« C’est leur éloignement avec le livre et l’écrit qui peut susciter une forme de défiance, pas le fait que l’auteur vienne de loin. »
Isabelle Thomain, professeur au lycée Galilée (Paris XIII), avait déjà évoqué, dans une précédente rubrique, la richesse de rencontre et de transmission offerts par la résidence de Makenzy Orcel.
Celle de Jean d’Amérique, qui a bien voulu, lui aussi, répondre à nos questions, lui fait suite. Elle explique, du point de vue du lycée, de la professeure, quel sens revêtent ces invitations à des auteurs, cet accueil-là de voix à la fois en partie étrangères (et francophones), et littéraires ?
« Qu’un auteur choisisse d’écrire en français, leur parle de toute les possibilités qu’offre cette langue et témoigne de son attachement à ses mots c’est très fort. »
Mais bien sûr avec le temps, je me suis rendue compte de l’écho supplémentaire que l’accueil d’un auteur à la voix à la fois étrangère et francophone donnait. Pour nos jeunes, qu’un auteur choisisse d’écrire en français, leur parle de toute les possibilités qu’offre cette langue et témoigne de son attachement à ses mots c’est très fort.
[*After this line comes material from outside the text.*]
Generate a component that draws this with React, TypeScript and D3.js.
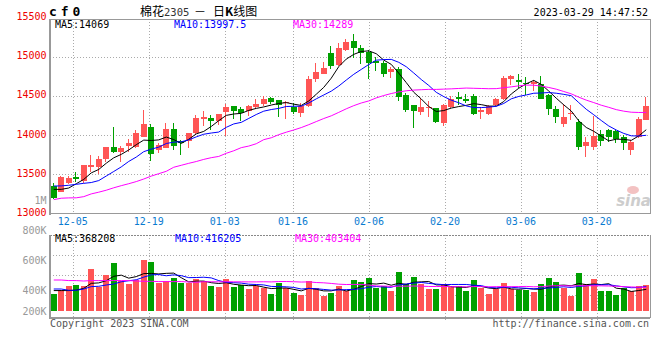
import * as d3 from 'd3';

// trading days shown on the chart (80 sessions, 2022-11-30 .. 2023-03-29)
const dates = [
  '11-30', '12-01', '12-02', '12-05', '12-06', '12-07', '12-08', '12-09',
  '12-12', '12-13', '12-14', '12-15', '12-16', '12-19', '12-20', '12-21', '12-22', '12-23',
  '12-26', '12-27', '12-28', '12-29', '12-30',
  '01-03', '01-04', '01-05', '01-06', '01-09', '01-10', '01-11', '01-12', '01-13',
  '01-16', '01-17', '01-18', '01-19', '01-20', '01-30', '01-31',
  '02-01', '02-02', '02-03', '02-06', '02-07', '02-08', '02-09', '02-10',
  '02-13', '02-14', '02-15', '02-16', '02-17', '02-20', '02-21', '02-22', '02-23', '02-24', '02-27', '02-28',
  '03-01', '03-02', '03-03', '03-06', '03-07', '03-08', '03-09', '03-10',
  '03-13', '03-14', '03-15', '03-16', '03-17', '03-20', '03-21', '03-22', '03-23', '03-24', '03-27', '03-28', '03-29',
];

const open = [
  13350, 13280, 13390, 13460, 13420, 13595, 13595, 13690, 13846, 13782,
  13863, 13850, 13980, 14100, 13808, 13840, 14077, 13930, 13927, 14026,
  14200, 14213, 14180, 14294, 14366, 14328, 14306, 14357, 14392, 14468,
  14447, 14404, 14357, 14285, 14370, 14711, 14783, 15051, 14894, 15085,
  15196, 15106, 15060, 14945, 14923, 14804, 14847, 14511, 14379, 14294,
  14349, 14340, 14149, 14357, 14485, 14464, 14498, 14294, 14264, 14379,
  14455, 14712, 14703, 14665, 14653, 14653, 14517, 14335, 14144, 14267,
  14161, 13856, 13843, 14017, 14059, 14047, 13975, 13805, 13975, 14195,
];
const high = [
  13385, 13480, 13480, 13525, 13620, 13745, 13730, 13850, 14100, 13860,
  13945, 14065, 14320, 14140, 13900, 14158, 14158, 13936, 14030, 14256,
  14306, 14251, 14270, 14392, 14375, 14353, 14379, 14455, 14498, 14480,
  14450, 14434, 14404, 14404, 14753, 14923, 14932, 15136, 15179, 15221,
  15285, 15145, 15085, 15000, 14945, 14864, 14868, 14540, 14385, 14468,
  14434, 14345, 14392, 14498, 14549, 14528, 14528, 14362, 14379, 14477,
  14753, 14771, 14780, 14737, 14703, 14754, 14520, 14373, 14394, 14386,
  14203, 13970, 14246, 14059, 14076, 14068, 14004, 13941, 14225, 14492,
];
const low = [
  13180, 13270, 13380, 13400, 13390, 13530, 13510, 13660, 13775, 13660,
  13780, 13840, 13975, 13670, 13775, 13830, 13808, 13750, 13840, 14010,
  14115, 14064, 14128, 13990, 14200, 14180, 14243, 14328, 14370, 14400,
  14234, 14209, 14264, 14234, 14362, 14677, 14775, 14847, 14881, 15072,
  14987, 14911, 14720, 14817, 14740, 14723, 14434, 14294, 14085, 14251,
  14234, 14149, 14115, 14349, 14379, 14404, 14255, 14209, 14251, 14370,
  14447, 14640, 14597, 14513, 14568, 14462, 14258, 14153, 14102, 14195,
  13805, 13716, 13814, 13856, 13911, 13898, 13814, 13742, 13962, 14187,
];
const close = [
  13200, 13470, 13450, 13440, 13615, 13615, 13690, 13846, 13786, 13833,
  13897, 14026, 14140, 13760, 13872, 14077, 13863, 13895, 14026, 14218,
  14234, 14179, 14264, 14362, 14306, 14277, 14366, 14392, 14455, 14426,
  14379, 14421, 14294, 14370, 14711, 14809, 14860, 14881, 15106, 15191,
  15111, 15043, 14923, 14923, 14783, 14838, 14485, 14319, 14306, 14357,
  14357, 14166, 14379, 14464, 14455, 14434, 14275, 14315, 14370, 14455,
  14723, 14758, 14682, 14653, 14674, 14466, 14335, 14225, 14229, 14280,
  13845, 13907, 13983, 13920, 13975, 13953, 13898, 13918, 14203, 14373,
];
const volume = [
  284000, 364000, 420000, 437000, 420000, 709000, 403000, 607000, 811000, 517000,
  454000, 534000, 862000, 828000, 471000, 505000, 556000, 471000, 471000, 539000,
  505000, 420000, 403000, 539000, 403000, 437000, 369000, 420000, 398000, 284000,
  471000, 386000, 301000, 267000, 505000, 386000, 250000, 301000, 425000, 340000,
  522000, 488000, 556000, 386000, 420000, 340000, 658000, 454000, 573000, 454000,
  369000, 369000, 454000, 420000, 420000, 340000, 522000, 386000, 284000, 369000,
  471000, 369000, 352000, 352000, 318000, 454000, 556000, 488000, 386000, 261070,
  648210, 457300, 541900, 336400, 337200, 266204, 385120, 334580, 419310, 435826,
];

// averages for the first days, whose window starts before 11-30
const ma5Head = [13308, 13308, 13325, 13380];
const ma10Head = [13350, 13352, 13360, 13372, 13385, 13395, 13420, 13478, 13536];
const ma30Head = [
  13177, 13195, 13199, 13200, 13215, 13250, 13272, 13297, 13328, 13355,
  13380, 13407, 13440, 13477, 13508, 13538, 13590, 13615, 13640, 13663,
  13690, 13712, 13728, 13768, 13800, 13840, 13860, 13890, 13942,
];
const volMa5Head = [347000, 347000, 347000, 355000];
const volMa10Head = [374000, 374000, 352000, 352000, 374000, 415000, 420000, 442000, 459000];
const volMa30Head = [
  527000, 527000, 517000, 517000, 510000, 517000, 517000, 517000, 517000, 517000,
  517000, 510000, 505000, 505000, 500000, 500000, 500000, 500000, 493000, 488000,
  498000, 497000, 496000, 498000, 496000, 496000, 495000, 495000, 497000,
];

const priceTicks = [13000, 13500, 14000, 14500, 15000, 15500];
const dateTicks = ['12-05', '12-19', '01-03', '01-16', '02-06', '02-20', '03-06', '03-20'];
const volTicks = [1000000, 800000, 600000, 400000, 200000];
const volTickLabels = ['1M', '800K', '600K', '400K', '200K'];

const W = 660;
const H = 360;
const L = 50;
const R = 650;
const priceTop = 19;
const priceBottom = 213.5;
const volTop = 235;
const volBase = 311;
const volBottom = 318;

const UP = '#ff5555';
const DOWN = '#00a000';
const MONO = '"DejaVu Sans Mono", monospace';

function movingAverage(values: number[], n: number, head: number[]) {
  return values.map((_, i) => (i < n - 1 ? head[i] : (d3.sum(values.slice(i - n + 1, i + 1)) / n)));
}
const fmt = (v: number) => String(+v.toFixed(2));

const idx = d3.range(dates.length);
const x = d3.scaleBand<number>().domain(idx).range([L, R]);
const gx = d3.scalePoint<number>().domain(idx).range([L, R]);
const y = d3.scaleLinear().domain([13000, 15500]).range([priceBottom, 17.5]);
const vy = d3.scaleLinear().domain([0, 1300000]).range([volBase, volBase - 1300000 / 17000]);
// sina places the volume labels on their own scale
const vLabelY = d3.scaleLinear().domain([400000, 800000]).range([290.3, 230.3]);

const cx = (i: number) => x(i)! + x.bandwidth() / 2;
const bodyLeft = (i: number) => Math.round(x(i)! + 0.75);

const ma = [
  { label: 'MA5', color: '#000', values: movingAverage(close, 5, ma5Head), tx: 55 },
  { label: 'MA10', color: '#00f', values: movingAverage(close, 10, ma10Head), tx: 174 },
  { label: 'MA30', color: '#f0f', values: movingAverage(close, 30, ma30Head), tx: 293 },
];
const volMa = [
  { label: 'MA5', color: '#000', values: movingAverage(volume, 5, volMa5Head), tx: 55 },
  { label: 'MA10', color: '#00f', values: movingAverage(volume, 10, volMa10Head), tx: 175 },
  { label: 'MA30', color: '#f0f', values: movingAverage(volume, 30, volMa30Head), tx: 295 },
];

const priceLine = d3.line<number>().x((_, i) => cx(i)).y((v) => y(v));
const volLine = d3.line<number>().x((_, i) => cx(i)).y((v) => vy(v));

export default function App() {
  const tickIdx = dateTicks.map((d) => dates.indexOf(d));
  const last = dates.length - 1;
  return (
    <svg
      width={W}
      height={H}
      style={{ position: 'fixed', left: 0, top: 0, background: '#fff' }}
      fontFamily={MONO}
      fontSize={10}
    >
      {/* header */}
      <text x={49} y={16} fontSize={13} fontWeight="bold" letterSpacing={3.9}>cf0</text>
      <text y={15.5} fontFamily='"Noto Sans CJK SC", sans-serif' fontSize={12}>
        <tspan x={140}>棉花</tspan>
        <tspan fontFamily={MONO} fontSize={10.5} fill="#333">2305</tspan>
        <tspan x={194}>－</tspan>
        <tspan x={213}>日</tspan>
        <tspan fontWeight="bold">K</tspan>
        <tspan>线图</tspan>
      </text>
      <text x={648} y={16} textAnchor="end">2023-03-29 14:47:52</text>

      {/* price panel grid */}
      <g stroke="#aaa" strokeDasharray="1,2" shapeRendering="crispEdges">
        {priceTicks.filter((t) => t > 13000 && t < 15500).map((t) => (
          <line key={t} x1={L} x2={R} y1={Math.round(y(t)) + 0.5} y2={Math.round(y(t)) + 0.5} />
        ))}
        {tickIdx.map((i) => (
          <line key={i} x1={Math.round(gx(i)!) + 0.5} x2={Math.round(gx(i)!) + 0.5} y1={priceTop} y2={priceBottom} />
        ))}
        {volTicks.slice(0, 3).map((_, k) => (
          <line key={k} x1={L} x2={R} y1={volTop + 20 * (k + 1) + 0.5} y2={volTop + 20 * (k + 1) + 0.5} />
        ))}
        {tickIdx.map((i) => (
          <line key={'v' + i} x1={Math.round(gx(i)!) + 0.5} x2={Math.round(gx(i)!) + 0.5} y1={volTop} y2={volBottom + 3} />
        ))}
        <line x1={L} x2={R} y1={volTop + 0.5} y2={volTop + 0.5} stroke="#888" strokeDasharray="2,1" />
      </g>

      {/* sina watermark */}
      <ellipse cx={633} cy={190} rx={6} ry={4} fill="#f3c2c2" />
      <text x={651} y={206} textAnchor="end" fontFamily='"DejaVu Sans", sans-serif' fontSize={15} fontWeight="bold" fontStyle="italic" fill="#cdcdcd">sina</text>

      {/* candles */}
      <g shapeRendering="crispEdges">
        {idx.map((i) => {
          const up = close[i] >= open[i];
          const color = up ? UP : DOWN;
          const l = bodyLeft(i);
          const top = y(Math.max(open[i], close[i]));
          const h = Math.max(1, Math.abs(y(open[i]) - y(close[i])));
          return (
            <g key={i} fill={color} stroke={color}>
              <line x1={l + 2.5} x2={l + 2.5} y1={y(high[i])} y2={y(low[i])} />
              <rect x={l} y={top} width={6} height={h} stroke="none" />
            </g>
          );
        })}
      </g>

      {/* price moving averages */}
      {ma.map((m) => (
        <path key={m.label} d={priceLine(m.values)!} fill="none" stroke={m.color} strokeWidth={1} />
      ))}

      {/* price panel frame */}
      <g stroke="#999" fill="none" shapeRendering="crispEdges">
        <line x1={L} x2={R} y1={priceTop} y2={priceTop} />
        <line x1={R} x2={R} y1={priceTop} y2={priceBottom} />
        <line x1={L} x2={L} y1={priceTop} y2={priceBottom + 1} strokeWidth={1.5} />
        <line x1={L} x2={R} y1={priceBottom} y2={priceBottom} strokeWidth={1.5} />
      </g>

      {ma.map((m) => (
        <text key={m.label} x={m.tx} y={28} fill={m.color}>{`${m.label}:${fmt(m.values[last])}`}</text>
      ))}

      {/* price axis labels */}
      {priceTicks.map((t) => (
        <text key={t} x={46.5} y={y(t) - 1} dy="0.35em" textAnchor="end" fill="#e00">{t}</text>
      ))}
      {tickIdx.map((i) => (
        <text key={i} x={gx(i)} y={225} textAnchor="middle" fill="#0a7bd0">{dates[i]}</text>
      ))}

      {/* volume bars */}
      <g shapeRendering="crispEdges">
        {idx.map((i) => (
          <rect
            key={i}
            x={bodyLeft(i)}
            y={vy(volume[i])}
            width={6}
            height={vy(0) - vy(volume[i])}
            fill={close[i] >= open[i] ? UP : DOWN}
          />
        ))}
      </g>
      {volMa.map((m) => (
        <path key={m.label} d={volLine(m.values)!} fill="none" stroke={m.color} strokeWidth={1} />
      ))}

      {/* volume frame */}
      <g stroke="#999" fill="none" shapeRendering="crispEdges">
        <line x1={R} x2={R} y1={volTop} y2={volBottom} />
        <line x1={L} x2={L} y1={volTop} y2={volBottom + 1} strokeWidth={1.5} />
        <line x1={L} x2={R} y1={volBottom} y2={volBottom} strokeWidth={1.5} />
      </g>

      {volMa.map((m) => (
        <text key={m.label} x={m.tx} y={242} fill={m.color}>{`${m.label}:${fmt(Math.round(m.values[last]))}`}</text>
      ))}
      {volTicks.map((v, k) => (
        <text key={v} x={46.5} y={Math.min(vLabelY(v), vy(0))} dy="0.35em" textAnchor="end" fill="#999">
          {volTickLabels[k]}
        </text>
      ))}

      {/* footer */}
      <text x={50} y={327} fill="#555">Copyright 2023 SINA.COM</text>
      <text x={649} y={327} textAnchor="end" fill="#555">http://finance.sina.com.cn</text>
    </svg>
  );
}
Comment présentez-vous, en général et aux jeunes du lycée, cette origine et de cet éloignement ? Et comment y répondent-ils ; quelle est la part préalable de “défiance” (ou méfiance), de curiosité, de désir ? Et qu’est-ce que la rencontre bouleverse, dans l’instant et dans la durée ?
Quant à Haïti j’en parle peu préférant laisser à ceux qui y ont grandi le soin de raconter. Ce qui bouleverse nos élèves c’est le sentiment de vérité, d’avoir face à eux quelqu’un qui leur parle avec franchise, honnêteté et surtout respect et intérêt. Lorsqu’à l’occasion de la première rencontre de l’année, Jean a expliqué que la poésie l’avait sauvé... j’ai mesuré à quel point cela semblait littéralement incompréhensible à mes élèves. Et puis avec le temps, le plaisir d’écrire vient ; ils y trouvent un sens, une utilité et je crois qu’ils comprennent mieux aujourd’hui l’histoire de Jean.
Pour le lycée ces résidences sont une bouffée d’oxygène, la preuve qu’il faut s’ouvrir au monde pour mieux apprendre, mieux comprendre. Enseigner n’a pas de sens si ce n’est qu’un entre soi. Ma responsabilité c’est qu’ils trouvent leur place dans un monde bien plus large que leur établissement scolaire et qu’ils aient les moyens, les connaissances et l’esprit critique suffisants pour se faire entendre et devenir acteur de la société dans laquelle ils évolueront,
Ces projets sont basés sur l’échange et donc forcément porté par l’inattendu. Les humeurs de chacun influent aussi beaucoup sur le travail mené. Parfois les élèves se braquent, refusent, ne jouent pas le jeu. C’est comme ça ! Il ne faut jamais oublier que ce sont des adolescents.
Mais le plus grand bouleversement c’est en fait au bout de quelques séances, de les voir écrire puis partager leurs textes à voix haute avec une qualité d’écoute incroyable.
Makenzy et Jean sont très différents. Les groupes avec lesquels ils travaillent aussi et pourtant la magie a opéré les deux fois. Je ne préfère pas trop m’interroger sur le pourquoi, juste profiter de ces moments précieux au cours desquels on découvre nos élèves autant qu’ils se révèlent.
Lorsqu’ils découvrent qu’ils sont capable d’écrire, d’écrire de la poésie ils sont très surpris et un peu déstabilisés. Ils partent persuadés d’échouer et tout notre travail consiste à leur faire prendre conscience de leurs capacités. Ils vont apprendre à se faire confiance.